— BEGIN —

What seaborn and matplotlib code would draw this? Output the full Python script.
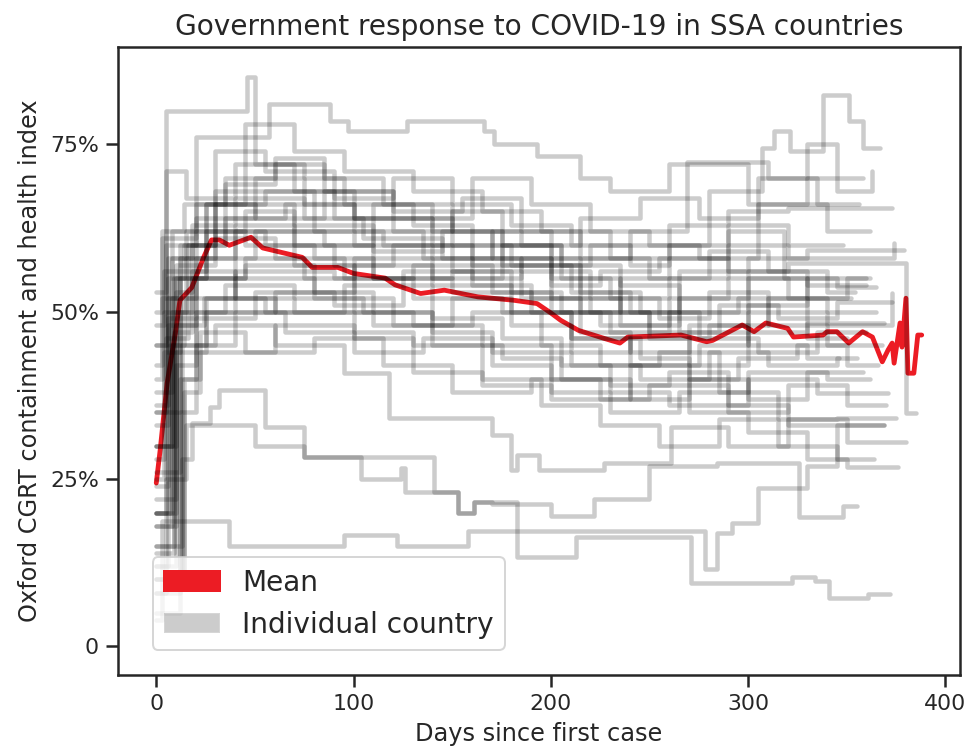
import numpy as np
import pandas as pd
import matplotlib
matplotlib.use("Agg")
import matplotlib.pyplot as plt
from matplotlib.patches import Patch
from matplotlib.ticker import FuncFormatter
import seaborn as sns

# Oxford CGRT containment & health index per country: (day since first case, new value)
# change points; the last pair marks the final day with data.
c01 = [(0, 45), (5, 80), (46, 85), (50, 72), (75, 70), (95, 66), (130, 63), (160, 58), (200, 52), (235, 48), (260, 50), (300, 55), (330, 52), (352, 52)]
c02 = [(0, 30), (8, 62), (20, 76), (57, 81), (88, 78.5), (97, 77), (127, 78.5), (166, 77), (171, 75), (193, 73.3), (215, 70), (230, 68), (260, 72), (300, 66), (340, 62), (362, 62)]
c03 = [(0, 20), (10, 55), (40, 62), (100, 60), (160, 57), (220, 60), (280, 68), (307, 74.5), (313, 77), (321, 74), (338, 82.3), (351, 78.5), (358, 74.5), (367, 74.5)]
c04 = [(0, 35), (12, 60), (30, 68), (90, 64), (150, 60), (200, 58), (240, 62), (269, 72.3), (310, 70), (330, 75), (345, 68), (363, 71)]
c05 = [(0, 4), (3, 18.7), (37, 15), (95, 16.7), (122, 15), (158, 17.3), (278, 11.5), (284, 17), (292, 18.5), (305, 23.7), (330, 27), (345, 33), (369, 33)]
c06 = [(0, 8), (5, 25), (15, 33), (50, 30), (75, 28.3), (141, 23), (153, 20), (161, 21.5), (183, 13.4), (213, 16.4), (271, 9.5), (322, 10.3), (334, 9.7), (341, 7.3), (361, 7.9), (372, 7.9)]
c07 = [(0, 10), (13, 28), (18, 33.4), (27, 35.8), (32, 38.3), (55, 32.8), (75, 28.3), (104, 25), (124, 26.7), (126, 23.1), (153, 20), (161, 21.5), (170, 21.2), (200, 19.5), (222, 22), (250, 27), (284, 27.4), (326, 19.4), (348, 20.9), (355, 20.9)]
c08 = [(0, 20), (8, 45), (30, 48), (60, 45), (95, 40.8), (118, 34.1), (170, 31.6), (180, 26.4), (183, 28.6), (194, 26.4), (227, 27.4), (261, 32.8), (290, 30), (320, 34), (350, 30.6), (380, 30.6)]
c09 = [(0, 12), (6, 48), (20, 62), (45, 65), (70, 60), (110, 55), (150, 56), (185, 52), (215, 47), (240, 42), (275, 45), (300, 50), (340, 48), (373, 52.8)]
c10 = [(0, 15), (9, 55), (25, 66), (55, 68), (80, 62), (115, 60), (140, 58), (170, 62), (200, 55), (230, 52), (260, 55), (290, 60), (320, 58), (374, 60.2)]
c11 = [(0, 25), (4, 50), (15, 58), (40, 63), (70, 57), (100, 50), (130, 48), (165, 45), (200, 40), (230, 38), (260, 36), (300, 40), (335, 37.8), (371, 37.8)]
c12 = [(0, 30), (10, 53), (18, 60), (35, 70), (60, 72), (85, 68), (120, 62), (150, 65), (175, 60), (205, 55), (235, 50), (265, 56), (300, 58), (330, 59.2), (379, 59.2)]
c13 = [(0, 5), (12, 40), (20, 50), (40, 55), (80, 52), (120, 48), (160, 50), (195, 45), (225, 42), (255, 44), (285, 38), (315, 34), (345, 34.1), (375, 34.1)]
c14 = [(0, 20), (7, 45), (14, 52), (40, 56), (90, 55), (130, 52), (175, 50), (210, 44), (240, 46), (270, 42), (300, 47), (330, 48.3), (369, 48.3)]
c15 = [(0, 53), (5, 60), (20, 64), (50, 70), (75, 66), (100, 64), (140, 62), (170, 58), (200, 54), (225, 56), (255, 58), (290, 62), (318, 55), (345, 53.7), (365, 53.7)]
c16 = [(0, 40), (3, 52), (10, 57), (30, 74), (55, 71), (90, 67), (120, 70), (150, 66), (180, 63), (210, 60), (240, 57), (260, 63), (290, 65), (320, 65.4), (373, 65.4)]
c17 = [(0, 10), (14, 38), (22, 44), (60, 48), (100, 46), (130, 41), (165, 39), (200, 37), (240, 42), (270, 35), (300, 32), (330, 28), (350, 26.8), (376, 26.8)]
c18 = [(0, 35), (5, 71), (15, 67), (40, 72), (70, 68), (100, 64), (140, 60), (180, 57), (215, 50), (250, 47), (285, 51), (315, 49), (345, 51.4), (373, 51.4)]
c19 = [(0, 22), (10, 48), (24, 52), (55, 50), (95, 54), (140, 49), (175, 46), (205, 42), (230, 39), (260, 41), (290, 36), (320, 33), (369, 33)]
c20 = [(0, 45), (6, 58), (15, 62), (45, 60), (80, 58), (110, 55), (150, 53), (190, 50), (225, 48), (265, 52), (300, 56), (330, 54), (360, 54)]
c21 = [(0, 28), (4, 44), (12, 50), (35, 54), (70, 52), (105, 50), (140, 47), (170, 44), (210, 42), (245, 40), (280, 44), (310, 42), (345, 43), (355, 43)]
c22 = [(0, 18), (8, 52), (20, 58), (50, 62), (85, 60), (110, 66), (140, 64), (160, 70), (190, 66), (220, 62), (250, 60), (275, 58), (305, 66), (330, 70), (358, 70)]
c23 = [(0, 33), (6, 49), (20, 55), (45, 58), (75, 55), (100, 57), (140, 55), (175, 60), (205, 57), (235, 54), (265, 50), (295, 52), (330, 46), (350, 46)]
c24 = [(0, 8), (12, 35), (20, 45), (40, 50), (65, 47), (100, 44), (135, 46), (170, 42), (200, 38), (230, 35), (265, 38), (300, 41), (340, 40), (362, 40)]
c25 = [(0, 48), (4, 56), (25, 66), (45, 78), (70, 74), (95, 71), (130, 68), (165, 65), (195, 62), (230, 58), (260, 60), (290, 63), (320, 60), (348, 60)]
c26 = [(0, 38), (8, 58), (18, 63), (40, 67), (75, 64), (105, 61), (145, 58), (185, 56), (220, 52), (255, 49), (280, 53), (310, 48), (340, 45), (368, 45)]
c27 = [(0, 12), (10, 42), (20, 49), (50, 53), (90, 51), (125, 56), (160, 54), (190, 52), (220, 50), (250, 46), (280, 48), (310, 52), (340, 50), (365, 50)]
c28 = [(0, 26), (12, 55), (25, 62), (55, 60), (90, 57), (120, 60), (150, 56), (180, 53), (205, 50), (235, 55), (260, 58), (290, 56), (320, 57.2), (380, 34.9), (385, 34.9)]
c29 = [(0, 20), (5, 46), (16, 60), (35, 64), (65, 66), (100, 62), (135, 58), (160, 55), (185, 58), (215, 53), (245, 50), (275, 46), (305, 44), (335, 47), (360, 47)]
c30 = [(0, 30), (8, 50), (18, 56), (40, 52), (70, 50), (110, 48), (150, 52), (180, 48), (210, 46), (240, 44), (270, 48), (300, 45), (330, 43), (346, 43)]
c31 = [(0, 42), (3, 62), (14, 66), (35, 69), (60, 73), (85, 70), (115, 66), (150, 62), (185, 60), (215, 64), (245, 67), (275, 64), (305, 70), (335, 66), (356, 66)]
c32 = [(0, 15), (13, 45), (25, 52), (60, 50), (100, 47), (130, 45), (165, 40), (195, 36), (225, 33), (255, 30), (285, 34), (315, 30), (345, 28), (364, 28)]
c33 = [(0, 10), (14, 40), (22, 47), (45, 44), (80, 46), (115, 42), (150, 38), (190, 40), (225, 37), (250, 39), (290, 35), (320, 39), (350, 36), (370, 36)]
c34 = [(0, 24), (6, 52), (12, 58), (30, 61), (60, 58), (95, 55), (130, 57), (170, 53), (200, 50), (230, 47), (260, 52), (290, 55), (320, 52), (350, 55), (362, 55)]
c35 = [(0, 14), (9, 47), (18, 55), (45, 57), (80, 53), (110, 50), (140, 45), (175, 43), (205, 40), (240, 37), (270, 40), (300, 37), (330, 41), (358, 41)]
c36 = [(0, 50), (3, 61), (20, 66), (50, 64), (85, 68), (120, 65), (155, 67), (185, 62), (215, 58), (250, 55), (280, 59), (310, 56), (340, 53), (354, 53)]
c37 = [(0, 18), (10, 44), (25, 50), (60, 53), (100, 58), (140, 54), (180, 50), (210, 46), (245, 43), (270, 40), (295, 43), (325, 45), (350, 42), (366, 42)]
c38 = [(0, 36), (6, 55), (14, 60), (30, 66), (70, 63), (110, 59), (145, 62), (175, 57), (210, 53), (240, 50), (265, 47), (300, 51), (330, 55), (360, 55)]

# Cross-country mean of the index
mean_days = [0, 2, 5.5, 9.7, 12, 18, 24, 28, 32, 37, 48, 54, 74, 79, 92, 100, 116, 121, 134, 146, 163,
             181, 193, 200, 205, 214, 227, 235, 239, 266, 279, 282, 297, 303, 309, 320, 323, 338, 340,
             345, 351, 358, 363, 368, 371, 373, 374, 377, 378, 380, 381, 384, 386, 388]
mean_vals = [24.4, 29.4, 39.3, 46.8, 51.7, 53.6, 58.1, 60.7, 60.7, 59.9, 61.1, 59.5, 58.1, 56.6, 56.6, 55.7,
             55.0, 54.0, 52.7, 53.2, 52.2, 51.7, 51.2, 49.8, 48.7, 47.2, 46.0, 45.3, 46.2, 46.5, 45.5, 45.7,
             48.0, 47.0, 48.3, 47.5, 46.2, 46.5, 47.0, 47.0, 45.3, 47.0, 46.2, 42.5, 44.3, 45.3, 42.3, 48.3,
             44.7, 52.0, 40.8, 40.8, 46.5, 46.5]

y_ticks = [0, 25, 50, 75]
x_ticks = [0, 100, 200, 300, 400]

countries = [c01, c02, c03, c04, c05, c06, c07, c08, c09, c10, c11, c12, c13, c14, c15, c16, c17,
             c18, c19, c20, c21, c22, c23, c24, c25, c26, c27, c28, c29, c30, c31, c32, c33, c34,
             c35, c36, c37, c38]
rows = [(i, d, v) for i, pts in enumerate(countries) for d, v in pts]
df = pd.DataFrame(rows, columns=["country", "day", "index"])
mean_df = pd.DataFrame({"day": mean_days, "index": mean_vals})

sns.set_theme(style="ticks", context="notebook")
plt.rcParams["font.family"] = ["DejaVu Sans"]

red = "#ec1c24"
fig, ax = plt.subplots(figsize=(980 / 144, 747 / 144), dpi=144)
fig.subplots_adjust(left=0.1204, right=0.9796, bottom=0.0964, top=0.937)

sns.lineplot(data=mean_df, x="day", y="index", color=red, linewidth=2.4, ax=ax, zorder=2)
sns.lineplot(data=df, x="day", y="index", units="country", estimator=None, color="black",
             alpha=0.2, linewidth=2.25, drawstyle="steps-post", legend=False, ax=ax, zorder=3)

ax.set_xlim(-19.4, 407.4)
ax.set_ylim(-4.26, 89.5)
ax.set_xticks(x_ticks)
ax.set_yticks(y_ticks)
ax.yaxis.set_major_formatter(FuncFormatter(lambda v, _: "0" if v == 0 else f"{v:.0f}%"))

ax.set_xlabel("Days since first case", fontsize=12)
ax.set_ylabel("Oxford CGRT containment and health index", fontsize=12)
ax.set_title("Government response to COVID-19 in SSA countries", fontsize=14)

handles = [Patch(facecolor=red, edgecolor=red, label="Mean"),
           Patch(facecolor="black", alpha=0.2, label="Individual country")]
ax.legend(handles=handles, loc="lower left", bbox_to_anchor=(0.041, 0.04), borderaxespad=0,
          fontsize=14, framealpha=0.8)

fig.savefig("out.png", dpi=144)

— END —

**YOUR TASK**
Everything from the top line of the data down to and including the line with "import seaborn as sns" is to be copied, except the pictures.

**TASK ANSWER**
What seaborn and matplotlib code would draw this? Output the full Python script.
import numpy as np
import pandas as pd
import matplotlib
matplotlib.use("Agg")
import matplotlib.pyplot as plt
from matplotlib.patches import Patch
from matplotlib.ticker import FuncFormatter
import seaborn as sns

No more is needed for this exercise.